• PROBLEM TO WORK ON: Your output is the lines from the first one to the one containing "50.4, 45.3, 43.8];", repeated exactly, with images left out.

• GIVEN DATA:
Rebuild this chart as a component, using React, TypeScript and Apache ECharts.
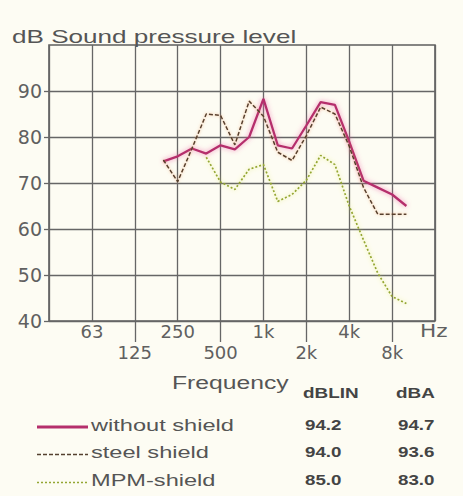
import React, { useEffect, useRef } from 'react';
import * as echarts from 'echarts';

// Third-octave band centre frequencies (Hz)
const bandHz = [200, 250, 315, 400, 500, 630, 800, 1000, 1250, 1600, 2000, 2500, 3150, 4000, 5000, 6300, 8000, 10000];
// Sound pressure level (dB) per band
const withoutShield = [74.7, 75.8, 77.5, 76.4, 78.2, 77.3, 80.0, 88.3, 78.2, 77.5, 82.5, 87.6, 87.0, 79.0, 70.5, 69.0, 67.5, 65.0];
const steelShield = [75.0, 70.3, 77.5, 85.0, 84.7, 78.3, 87.8, 84.5, 76.7, 74.9, 80.3, 86.5, 85.0, 78.0, 69.0, 63.2, 63.2, 63.2];
const mpmShield = [null, null, null, 75.6, 70.2, 68.6, 73.0, 74.0, 66.0, 67.5, 70.6, 76.0, 74.0, 65.0, 57.6, 50.4, 45.3, 43.8];

// Octave tick labels (index 0 = 31.5 Hz left edge, 9 = 16 kHz right edge)
const octaveLabels = ['31.5', '63', '125', '250', '500', '1k', '2k', '4k', '8k', '16k'];
const shownOctaves = [1, 2, 3, 4, 5, 6, 7, 8];
const lowerRowOctaves = [2, 4, 6, 8];
const yTickValues = [40, 50, 60, 70, 80, 90];

// Legend table
const legendNames = ['without shield', 'steel shield', 'MPM-shield'];
const dBLINValues = ['94.2', '94.0', '85.0'];
const dBAValues = ['94.7', '93.6', '83.0'];

const toOctave = (f: number) => Math.round(3 * Math.log2(f / 1000)) / 3 + 5;
const pair = (vals: (number | null)[]) =>
  bandHz.map((f, i) => [toOctave(f), vals[i]]).filter((p) => p[1] !== null);

const GRID = '#666666';
const LABEL = '#606060';
const SANS = '"Liberation Sans", Arial, sans-serif';

export default function App() {
  const ref = useRef<HTMLDivElement>(null);
  useEffect(() => {
    if (!ref.current) return;
    const chart = echarts.init(ref.current, null, { renderer: 'svg' });

    const pinkStyle = { color: '#b52f6c', width: 2.3, shadowColor: 'rgba(235,90,160,0.7)', shadowBlur: 5 };
    const steelStyle = { color: '#54402f', width: 1.5, type: [4, 2] as any, shadowColor: 'rgba(230,140,80,0.6)', shadowBlur: 3 };
    const mpmStyle = { color: '#94a633', width: 1.7, type: [2, 2] as any, shadowColor: 'rgba(220,230,80,0.75)', shadowBlur: 4 };
    const lineStyles = [pinkStyle, steelStyle, mpmStyle];

    const rowY = [425, 452.5, 480.5];
    const legendGraphics: any[] = [];
    legendNames.forEach((name, i) => {
      const ls = lineStyles[i];
      legendGraphics.push({
        type: 'line',
        shape: { x1: 37, y1: rowY[i] + 2, x2: 88, y2: rowY[i] + 2 },
        style: { stroke: ls.color, lineWidth: i === 0 ? 3 : ls.width, lineDash: (ls as any).type || null },
      });
      legendGraphics.push({
        type: 'text', x: 91, y: rowY[i], scaleX: 1.43,
        style: { text: name, font: `16.5px ${SANS}`, fill: '#555', verticalAlign: 'middle' },
      });
      legendGraphics.push({
        type: 'text', x: 305, y: rowY[i], scaleX: 1.25,
        style: { text: dBLINValues[i], font: `bold 15px ${SANS}`, fill: '#444', verticalAlign: 'middle' },
      });
      legendGraphics.push({
        type: 'text', x: 398, y: rowY[i], scaleX: 1.25,
        style: { text: dBAValues[i], font: `bold 15px ${SANS}`, fill: '#444', verticalAlign: 'middle' },
      });
    });

    chart.setOption({
      animation: false,
      backgroundColor: '#fdfcf3',
      grid: { left: 49, right: 28, top: 45, bottom: 175, show: true, borderColor: '#5e5e5e', borderWidth: 1.6 },
      xAxis: [
        {
          type: 'value', min: 0, max: 9, interval: 1,
          axisLine: { show: false },
          axisTick: { show: false },
          splitLine: { show: true, lineStyle: { color: GRID, width: 1.3 } },
          axisLabel: {
            customValues: shownOctaves,
            formatter: (v: number) => {
              const i = Math.round(v);
              const t = octaveLabels[i];
              return i % 2 === 1 ? t : '\n' + t;
            },
            margin: 0, lineHeight: 21, fontSize: 18, fontFamily: 'DejaVu Sans', color: LABEL,
          },
        },
        {
          type: 'value', min: 0, max: 9, position: 'bottom',
          axisLine: { show: false },
          axisTick: { show: true, customValues: lowerRowOctaves, length: 21, lineStyle: { color: GRID, width: 1.3 } },
          axisLabel: { show: false },
          splitLine: { show: false },
        },
      ],
      yAxis: {
        type: 'value', min: 40, max: 100, interval: 10,
        axisLine: { show: false },
        axisTick: { show: true, customValues: yTickValues, length: 5, lineStyle: { color: GRID, width: 1.3 } },
        splitLine: { show: true, lineStyle: { color: GRID, width: 1.3 } },
        axisLabel: {
          formatter: (v: number) => (v === 100 ? '' : String(v)),
          margin: 7, fontSize: 19, fontFamily: 'DejaVu Sans', color: LABEL,
        },
      },
      series: [
        { name: legendNames[2], type: 'line', data: pair(mpmShield), symbol: 'none', lineStyle: mpmStyle, z: 2 },
        { name: legendNames[0], type: 'line', data: pair(withoutShield), symbol: 'none', lineStyle: pinkStyle, z: 3 },
        { name: legendNames[1], type: 'line', data: pair(steelShield), symbol: 'none', lineStyle: steelStyle, z: 4 },
      ],
      graphic: [
        {
          type: 'text', x: 12, y: 37, scaleX: 1.45,
          style: { text: 'dB Sound pressure level', font: `18px ${SANS}`, fill: '#555', verticalAlign: 'middle' },
        },
        {
          type: 'text', x: 420, y: 331.5, scaleX: 1.2,
          style: { text: 'Hz', font: '18px "DejaVu Sans"', fill: LABEL, verticalAlign: 'middle' },
        },
        {
          type: 'text', x: 172, y: 382.5, scaleX: 1.3,
          style: { text: 'Frequency', font: `19px ${SANS}`, fill: '#555', verticalAlign: 'middle' },
        },
        {
          type: 'text', x: 303, y: 393, scaleX: 1.35,
          style: { text: 'dBLIN', font: `bold 14px ${SANS}`, fill: '#444', verticalAlign: 'middle' },
        },
        {
          type: 'text', x: 396, y: 393, scaleX: 1.35,
          style: { text: 'dBA', font: `bold 14px ${SANS}`, fill: '#444', verticalAlign: 'middle' },
        },
        ...legendGraphics,
      ],
    });
    return () => chart.dispose();
  }, []);
  return <div ref={ref} style={{ position: 'absolute', left: 0, top: 0, width: 463, height: 496 }} />;
}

• FINAL ANSWER:
Rebuild this chart as a component, using React, TypeScript and Apache ECharts.
import React, { useEffect, useRef } from 'react';
import * as echarts from 'echarts';

// Third-octave band centre frequencies (Hz)
const bandHz = [200, 250, 315, 400, 500, 630, 800, 1000, 1250, 1600, 2000, 2500, 3150, 4000, 5000, 6300, 8000, 10000];
// Sound pressure level (dB) per band
const withoutShield = [74.7, 75.8, 77.5, 76.4, 78.2, 77.3, 80.0, 88.3, 78.2, 77.5, 82.5, 87.6, 87.0, 79.0, 70.5, 69.0, 67.5, 65.0];
const steelShield = [75.0, 70.3, 77.5, 85.0, 84.7, 78.3, 87.8, 84.5, 76.7, 74.9, 80.3, 86.5, 85.0, 78.0, 69.0, 63.2, 63.2, 63.2];
const mpmShield = [null, null, null, 75.6, 70.2, 68.6, 73.0, 74.0, 66.0, 67.5, 70.6, 76.0, 74.0, 65.0, 57.6, 50.4, 45.3, 43.8];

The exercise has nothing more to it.